[Data listing]
☆ ☆ ☆

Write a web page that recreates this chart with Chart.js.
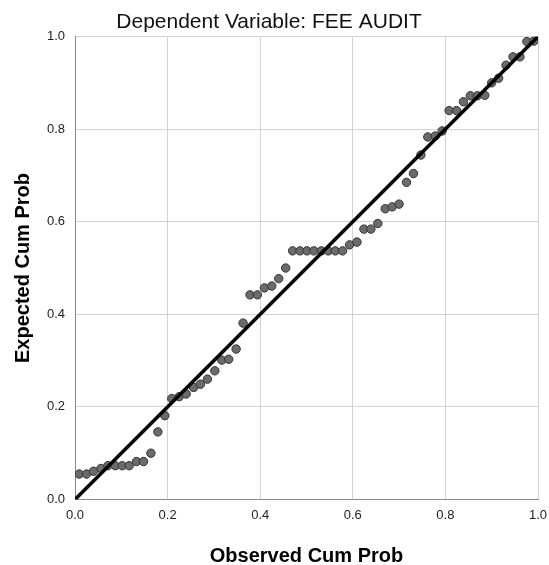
<!DOCTYPE html>
<html>
<head>
<meta charset="utf-8">
<script src="https://cdn.jsdelivr.net/npm/chart.js@4.4.1/dist/chart.umd.min.js"></script>
<style>
  html, body { margin: 0; padding: 0; background: #fff; }
  #ppChart { display: block; }
</style>
</head>
<body>
<canvas id="ppChart" width="549" height="565"></canvas>
<script>
const chartTitle = "Dependent Variable: FEE AUDIT";
const xTitle = "Observed Cum Prob";
const yTitle = "Expected Cum Prob";
const tickValues = [0, 0.2, 0.4, 0.6, 0.8, 1.0];

// observed cumulative probability (x) for each case
const obsCum = [0.009, 0.025, 0.040, 0.056, 0.071, 0.087, 0.102, 0.117, 0.133, 0.148,
  0.164, 0.179, 0.194, 0.209, 0.225, 0.240, 0.256, 0.271, 0.286, 0.302,
  0.317, 0.332, 0.348, 0.363, 0.378, 0.394, 0.409, 0.425, 0.440, 0.455,
  0.470, 0.486, 0.501, 0.516, 0.532, 0.547, 0.562, 0.578, 0.593, 0.609,
  0.624, 0.639, 0.654, 0.670, 0.685, 0.700, 0.716, 0.731, 0.747, 0.762,
  0.778, 0.793, 0.808, 0.824, 0.839, 0.854, 0.869, 0.885, 0.900, 0.915,
  0.931, 0.946, 0.961, 0.976, 0.991];

// expected cumulative probability (y)
const expCum = [0.055, 0.055, 0.061, 0.067, 0.073, 0.073, 0.073, 0.073, 0.082, 0.082,
  0.100, 0.146, 0.181, 0.218, 0.222, 0.228, 0.242, 0.249, 0.260, 0.278,
  0.301, 0.303, 0.325, 0.381, 0.442, 0.442, 0.457, 0.461, 0.477, 0.500,
  0.537, 0.537, 0.537, 0.537, 0.537, 0.537, 0.537, 0.537, 0.550, 0.556,
  0.584, 0.584, 0.596, 0.628, 0.632, 0.638, 0.685, 0.704, 0.744, 0.783,
  0.785, 0.796, 0.840, 0.840, 0.859, 0.872, 0.872, 0.873, 0.900, 0.910,
  0.938, 0.956, 0.956, 0.989, 0.990];

// reference line y = x
const refLine = [0, 1];

const FONT = "'Liberation Sans', Arial, sans-serif";

const points = obsCum.map((x, i) => ({ x: x, y: expCum[i] }));
const linePts = refLine.map(v => ({ x: v, y: v }));

new Chart(document.getElementById("ppChart"), {
  type: "scatter",
  data: {
    datasets: [
      {
        data: linePts,
        showLine: true,
        borderColor: "#000",
        borderWidth: 3.5,
        pointRadius: 0,
        order: 0
      },
      {
        data: points,
        pointRadius: 4.2,
        pointBackgroundColor: "#6b6b6b",
        pointBorderColor: "#333",
        pointBorderWidth: 1,
        order: 1
      }
    ]
  },
  options: {
    responsive: false,
    animation: false,
    devicePixelRatio: 1,
    layout: { padding: { left: 0, right: 11, top: 0, bottom: 0 } },
    plugins: {
      legend: { display: false },
      tooltip: { enabled: false },
      title: {
        display: true,
        text: chartTitle,
        color: "#111",
        font: { family: FONT, size: 21, weight: "normal", lineHeight: 1.2 },
        padding: { top: 10, bottom: 1.3 }
      }
    },
    scales: {
      x: {
        type: "linear",
        min: 0,
        max: 1,
        afterBuildTicks: s => { s.ticks = tickValues.map(v => ({ value: v })); },
        afterFit: s => { s.height = 65.5; s.paddingLeft = 0; s.paddingRight = 0; },
        ticks: {
          color: "#222",
          font: { family: FONT, size: 13 },
          padding: 8,
          maxRotation: 0,
          callback: v => Number(v).toFixed(1)
        },
        grid: { color: "#d3d3d3", lineWidth: 1, drawTicks: false },
        border: { color: "#8a8a8a", width: 1 },
        title: {
          display: true,
          text: xTitle,
          color: "#000",
          font: { family: FONT, size: 20, weight: "bold", lineHeight: 1.2 },
          padding: { top: 0, bottom: -3 }
        }
      },
      y: {
        type: "linear",
        min: 0,
        max: 1,
        afterBuildTicks: s => { s.ticks = tickValues.map(v => ({ value: v })); },
        afterFit: s => { s.width = 75; s.paddingTop = 0; s.paddingBottom = 0; },
        ticks: {
          color: "#222",
          font: { family: FONT, size: 13 },
          padding: 10,
          callback: v => Number(v).toFixed(1)
        },
        grid: { color: "#d3d3d3", lineWidth: 1, drawTicks: false },
        border: { color: "#8a8a8a", width: 1 },
        title: {
          display: true,
          text: yTitle,
          color: "#000",
          font: { family: FONT, size: 20, weight: "bold", lineHeight: 1.2 },
          padding: { top: 11, bottom: 0 }
        }
      }
    }
  }
});
</script>
</body>
</html>
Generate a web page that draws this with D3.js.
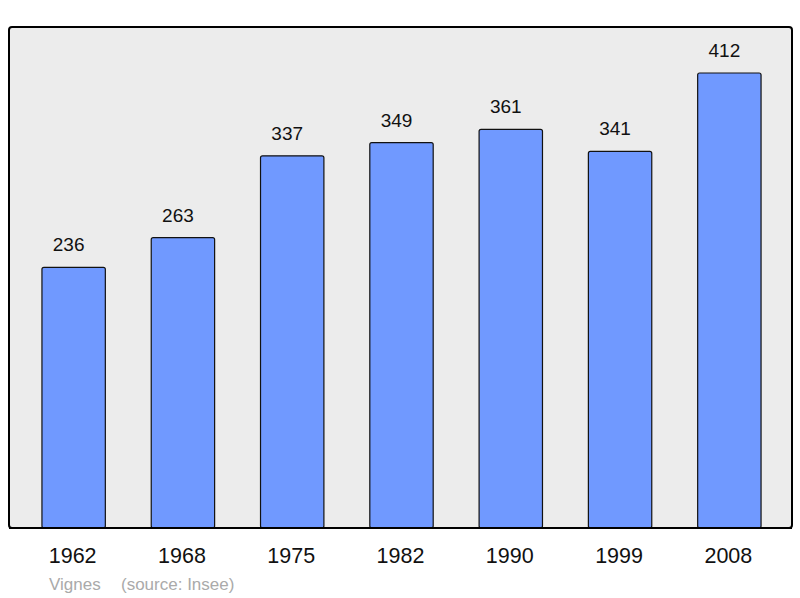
<!DOCTYPE html>
<html>
<head>
<meta charset="utf-8">
<script src="https://cdn.jsdelivr.net/npm/d3@7"></script>
<style>
  body { margin: 0; background: #fff; }
  text { font-family: "Liberation Sans", Arial, sans-serif; }
</style>
</head>
<body>
<div id="target"></div>
<script>
const years = ["1962", "1968", "1975", "1982", "1990", "1999", "2008"];
const population = [236, 263, 337, 349, 361, 341, 412];
const footerName = "Vignes";
const footerSource = "(source: Insee)";

const width = 800,
  height = 598;

const svg = d3.select("#target").append("svg")
  .attr("width", width)
  .attr("height", height);

// panel
svg.append("rect")
  .attr("x", 9)
  .attr("y", 27)
  .attr("width", 783)
  .attr("height", 501)
  .attr("rx", 3)
  .style("fill", "#ececec")
  .style("stroke", "#000")
  .style("stroke-width", 2);

const x = d3.scaleBand()
  .domain(years)
  .range([19, 784])
  .paddingInner(0.42)
  .paddingOuter(0.21);

const y = d3.scaleLinear()
  .domain([0, 412])
  .range([528, 73]);

const data = years.map((yr, i) => ({ year: yr, value: population[i] }));

svg.selectAll(".bar")
  .data(data)
  .enter()
  .append("rect")
  .attr("class", "bar")
  .attr("x", (d) => x(d.year))
  .attr("y", (d) => y(d.value))
  .attr("width", x.bandwidth())
  .attr("height", (d) => y(0) - y(d.value))
  .attr("rx", 2)
  .style("fill", "#7099ff")
  .style("stroke", "#111")
  .style("stroke-width", 1.2);

// value labels sit a little left of the bar centre
svg.selectAll(".val")
  .data(data)
  .enter()
  .append("text")
  .attr("class", "val")
  .attr("x", (d) => x(d.year) + x.bandwidth() / 2 - 5)
  .attr("y", (d) => y(d.value) - 16)
  .attr("text-anchor", "middle")
  .style("font-size", "19px")
  .style("fill", "#111")
  .text((d) => d.value);

// redraw bottom edge over bars
svg.append("line")
  .attr("x1", 9).attr("x2", 792)
  .attr("y1", 528).attr("y2", 528)
  .style("stroke", "#000")
  .style("stroke-width", 2);

const xAxis = svg.append("g")
  .attr("transform", "translate(0,528)")
  .call(d3.axisBottom(x).tickSize(0).tickPadding(20));
xAxis.select(".domain").remove();
xAxis.selectAll("text")
  .attr("dx", "-1")
  .style("font-size", "21.5px")
  .style("font-family", "'Liberation Sans', Arial, sans-serif")
  .style("fill", "#111");

svg.append("text")
  .attr("x", 49)
  .attr("y", 590)
  .style("font-size", "17px")
  .style("fill", "#aaa")
  .text(footerName);

svg.append("text")
  .attr("x", 121)
  .attr("y", 590)
  .style("font-size", "17px")
  .style("fill", "#aaa")
  .text(footerSource);
</script>
</body>
</html>
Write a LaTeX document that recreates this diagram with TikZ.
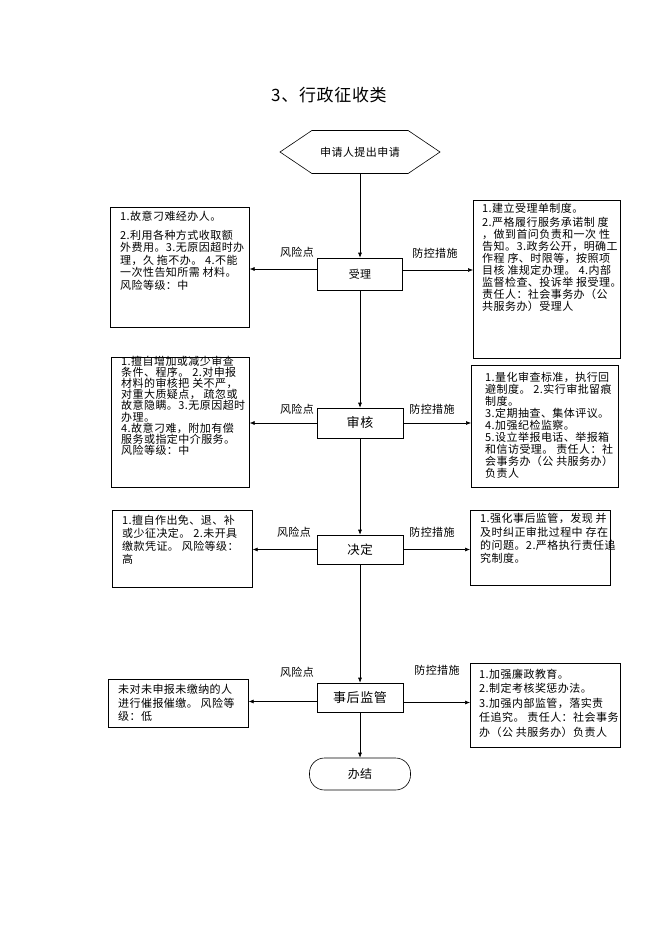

☆ ☆ ☆

*What you need to do*:
Write out exactly the lines from the one that has "Generate a web" down to the one that has "const data = years.map((yr, i)", including both. Pictures stay out of the copy.

*Solution to this problem*:
Generate a web page that draws this with D3.js.
<!DOCTYPE html>
<html>
<head>
<meta charset="utf-8">
<script src="https://cdn.jsdelivr.net/npm/d3@7"></script>
<style>
  body { margin: 0; background: #fff; }
  text { font-family: "Liberation Sans", Arial, sans-serif; }
</style>
</head>
<body>
<div id="target"></div>
<script>
const years = ["1962", "1968", "1975", "1982", "1990", "1999", "2008"];
const population = [236, 263, 337, 349, 361, 341, 412];
const footerName = "Vignes";
const footerSource = "(source: Insee)";

const width = 800,
  height = 598;

const svg = d3.select("#target").append("svg")
  .attr("width", width)
  .attr("height", height);

// panel
svg.append("rect")
  .attr("x", 9)
  .attr("y", 27)
  .attr("width", 783)
  .attr("height", 501)
  .attr("rx", 3)
  .style("fill", "#ececec")
  .style("stroke", "#000")
  .style("stroke-width", 2);

const x = d3.scaleBand()
  .domain(years)
  .range([19, 784])
  .paddingInner(0.42)
  .paddingOuter(0.21);

const y = d3.scaleLinear()
  .domain([0, 412])
  .range([528, 73]);

const data = years.map((yr, i) => ({ year: yr, value: population[i] }));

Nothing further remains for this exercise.